Set task
Transcribe everything in the data word for word. Pictures are left out.

Source data

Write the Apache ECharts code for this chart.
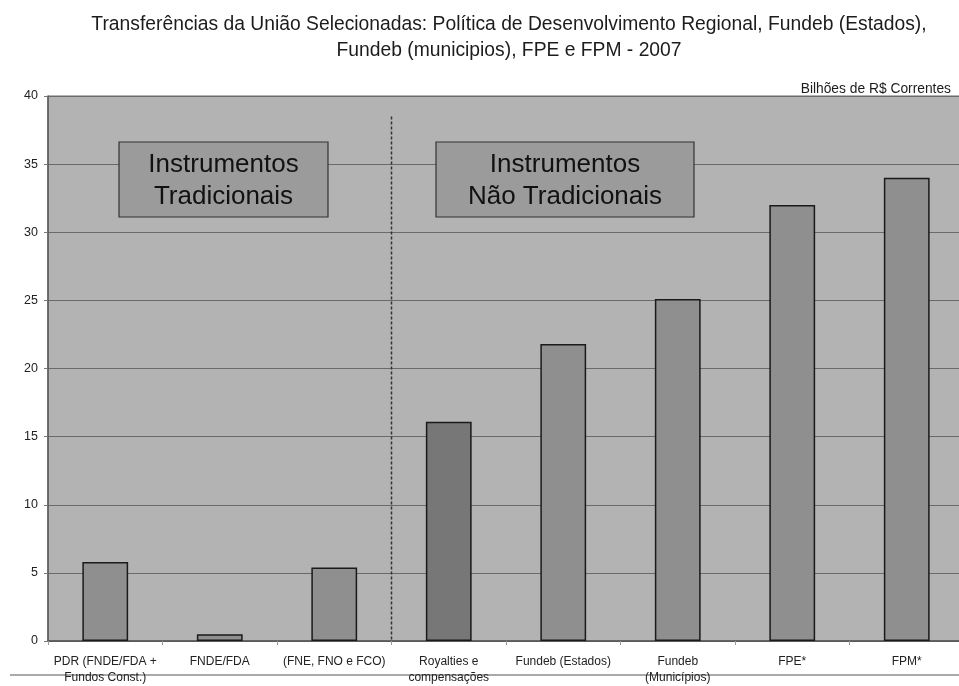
<!DOCTYPE html>
<html>
<head>
<meta charset="utf-8">
<script src="https://cdn.jsdelivr.net/npm/echarts@6/dist/echarts.min.js"></script>
<style>
  html, body { margin: 0; padding: 0; background: #fff; overflow: hidden; }
  #chart { width: 966px; height: 686px; }
</style>
</head>
<body>
<div id="chart"></div>
<script>
// Transferências da União, 2007 (bilhões de R$ correntes)
const categories = [
  'PDR (FNDE/FDA +\nFundos Const.)',
  'FNDE/FDA',
  '(FNE, FNO e FCO)',
  'Royalties e\ncompensações',
  'Fundeb (Estados)',
  'Fundeb\n(Municípios)',
  'FPE*',
  'FPM*'
];
const values = [5.8, 0.5, 5.4, 16.1, 21.8, 25.1, 32.0, 34.0];
const yTicks = [0, 5, 10, 15, 20, 25, 30, 35, 40];

const barColor = '#8f8f8f';
const darkBarColor = '#777777';
const FONT = 'Liberation Sans, Arial, sans-serif';

const chart = echarts.init(document.getElementById('chart'));

const option = {
  backgroundColor: '#ffffff',
  animation: false,
  textStyle: { fontFamily: FONT },
  title: [{
    text: 'Transferências da União Selecionadas: Política de Desenvolvimento Regional, Fundeb (Estados),\nFundeb (municipios), FPE e FPM - 2007',
    left: 504,
    top: 7,
    textAlign: 'center',
    textStyle: { fontSize: 19.3, fontWeight: 'normal', color: '#1c1c1c', lineHeight: 26, fontFamily: FONT }
  }, {
    text: 'Bilhões de R$ Correntes',
    right: 10,
    top: 77,
    textStyle: { fontSize: 13.8, fontWeight: 'normal', color: '#1c1c1c', fontFamily: FONT }
  }],
  grid: {
    left: 48, top: 96, width: 916, height: 545,
    show: true, backgroundColor: '#b3b3b3', borderColor: '#6a6a6a', borderWidth: 1
  },
  xAxis: {
    type: 'category',
    data: categories,
    axisLine: { lineStyle: { color: '#555', width: 1.5 } },
    axisTick: { show: true, alignWithLabel: false, length: 4, lineStyle: { color: '#999' } },
    axisLabel: { color: '#222', fontSize: 12, lineHeight: 16, margin: 13, interval: 0 }
  },
  yAxis: {
    type: 'value',
    min: yTicks[0], max: yTicks[yTicks.length - 1], interval: 5,
    axisLine: { show: true, lineStyle: { color: '#5a5a5a', width: 1.5 } },
    axisTick: { show: true, length: 4, lineStyle: { color: '#777' } },
    axisLabel: { color: '#222', fontSize: 12.5, margin: 10 },
    splitLine: { show: true, lineStyle: { color: '#6a6a6a', width: 1 } }
  },
  series: [{
    type: 'bar',
    data: values.map((v, i) => ({
      value: v,
      itemStyle: { color: i === 3 ? darkBarColor : barColor }
    })),
    barWidth: '40%',
    itemStyle: { borderColor: '#1a1a1a', borderWidth: 1.5 }
  }]
};

chart.setOption(option);

// Separator between the two groups and the group captions
const sepX = (chart.convertToPixel({ xAxisIndex: 0 }, 2) + chart.convertToPixel({ xAxisIndex: 0 }, 3)) / 2;
const yTop = chart.convertToPixel({ yAxisIndex: 0 }, 38.5);
const yBase = chart.convertToPixel({ yAxisIndex: 0 }, 0);

function captionBox(x, y, w, h, text) {
  return {
    type: 'group',
    children: [{
      type: 'rect',
      shape: { x: x, y: y, width: w, height: h },
      style: { fill: '#9b9b9b', stroke: '#333', lineWidth: 1.2 }
    }, {
      type: 'text',
      style: {
        x: x + w / 2, y: y + h / 2 + 1, text: text,
        align: 'center', verticalAlign: 'middle',
        fontSize: 26, lineHeight: 32, fill: '#111',
        fontFamily: FONT
      }
    }]
  };
}

chart.setOption({
  graphic: [
    {
      type: 'line',
      shape: { x1: sepX, y1: yTop, x2: sepX, y2: yBase },
      style: { stroke: '#333', lineWidth: 1.5, lineDash: [3, 2] }
    },
    captionBox(119, 142, 209, 75, 'Instrumentos\nTradicionais'),
    captionBox(436, 142, 258, 75, 'Instrumentos\nNão Tradicionais'),
    {
      type: 'line',
      shape: { x1: 10, y1: 675, x2: 966, y2: 675 },
      style: { stroke: '#555', lineWidth: 1 }
    }
  ]
});
</script>
</body>
</html>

The output
Write the Apache ECharts code for this chart.
<!DOCTYPE html>
<html>
<head>
<meta charset="utf-8">
<script src="https://cdn.jsdelivr.net/npm/echarts@6/dist/echarts.min.js"></script>
<style>
  html, body { margin: 0; padding: 0; background: #fff; overflow: hidden; }
  #chart { width: 966px; height: 686px; }
</style>
</head>
<body>
<div id="chart"></div>
<script>
// Transferências da União, 2007 (bilhões de R$ correntes)
const categories = [
  'PDR (FNDE/FDA +\nFundos Const.)',
  'FNDE/FDA',
  '(FNE, FNO e FCO)',
  'Royalties e\ncompensações',
  'Fundeb (Estados)',
  'Fundeb\n(Municípios)',
  'FPE*',
  'FPM*'
];
const values = [5.8, 0.5, 5.4, 16.1, 21.8, 25.1, 32.0, 34.0];
const yTicks = [0, 5, 10, 15, 20, 25, 30, 35, 40];

const barColor = '#8f8f8f';
const darkBarColor = '#777777';
const FONT = 'Liberation Sans, Arial, sans-serif';

const chart = echarts.init(document.getElementById('chart'));

const option = {
  backgroundColor: '#ffffff',
  animation: false,
  textStyle: { fontFamily: FONT },
  title: [{
    text: 'Transferências da União Selecionadas: Política de Desenvolvimento Regional, Fundeb (Estados),\nFundeb (municipios), FPE e FPM - 2007',
    left: 504,
    top: 7,
    textAlign: 'center',
    textStyle: { fontSize: 19.3, fontWeight: 'normal', color: '#1c1c1c', lineHeight: 26, fontFamily: FONT }
  }, {
    text: 'Bilhões de R$ Correntes',
    right: 10,
    top: 77,
    textStyle: { fontSize: 13.8, fontWeight: 'normal', color: '#1c1c1c', fontFamily: FONT }
  }],
  grid: {
    left: 48, top: 96, width: 916, height: 545,
    show: true, backgroundColor: '#b3b3b3', borderColor: '#6a6a6a', borderWidth: 1
  },
  xAxis: {
    type: 'category',
    data: categories,
    axisLine: { lineStyle: { color: '#555', width: 1.5 } },
    axisTick: { show: true, alignWithLabel: false, length: 4, lineStyle: { color: '#999' } },
    axisLabel: { color: '#222', fontSize: 12, lineHeight: 16, margin: 13, interval: 0 }
  },
  yAxis: {
    type: 'value',
    min: yTicks[0], max: yTicks[yTicks.length - 1], interval: 5,
    axisLine: { show: true, lineStyle: { color: '#5a5a5a', width: 1.5 } },
    axisTick: { show: true, length: 4, lineStyle: { color: '#777' } },
    axisLabel: { color: '#222', fontSize: 12.5, margin: 10 },
    splitLine: { show: true, lineStyle: { color: '#6a6a6a', width: 1 } }
  },
  series: [{
    type: 'bar',
    data: values.map((v, i) => ({
      value: v,
      itemStyle: { color: i === 3 ? darkBarColor : barColor }
    })),
    barWidth: '40%',
    itemStyle: { borderColor: '#1a1a1a', borderWidth: 1.5 }
  }]
};

chart.setOption(option);

// Separator between the two groups and the group captions
const sepX = (chart.convertToPixel({ xAxisIndex: 0 }, 2) + chart.convertToPixel({ xAxisIndex: 0 }, 3)) / 2;
const yTop = chart.convertToPixel({ yAxisIndex: 0 }, 38.5);
const yBase = chart.convertToPixel({ yAxisIndex: 0 }, 0);

function captionBox(x, y, w, h, text) {
  return {
    type: 'group',
    children: [{
      type: 'rect',
      shape: { x: x, y: y, width: w, height: h },
      style: { fill: '#9b9b9b', stroke: '#333', lineWidth: 1.2 }
    }, {
      type: 'text',
      style: {
        x: x + w / 2, y: y + h / 2 + 1, text: text,
        align: 'center', verticalAlign: 'middle',
        fontSize: 26, lineHeight: 32, fill: '#111',
        fontFamily: FONT
      }
    }]
  };
}

chart.setOption({
  graphic: [
    {
      type: 'line',
      shape: { x1: sepX, y1: yTop, x2: sepX, y2: yBase },
      style: { stroke: '#333', lineWidth: 1.5, lineDash: [3, 2] }
    },
    captionBox(119, 142, 209, 75, 'Instrumentos\nTradicionais'),
    captionBox(436, 142, 258, 75, 'Instrumentos\nNão Tradicionais'),
    {
      type: 'line',
      shape: { x1: 10, y1: 675, x2: 966, y2: 675 },
      style: { stroke: '#555', lineWidth: 1 }
    }
  ]
});
</script>
</body>
</html>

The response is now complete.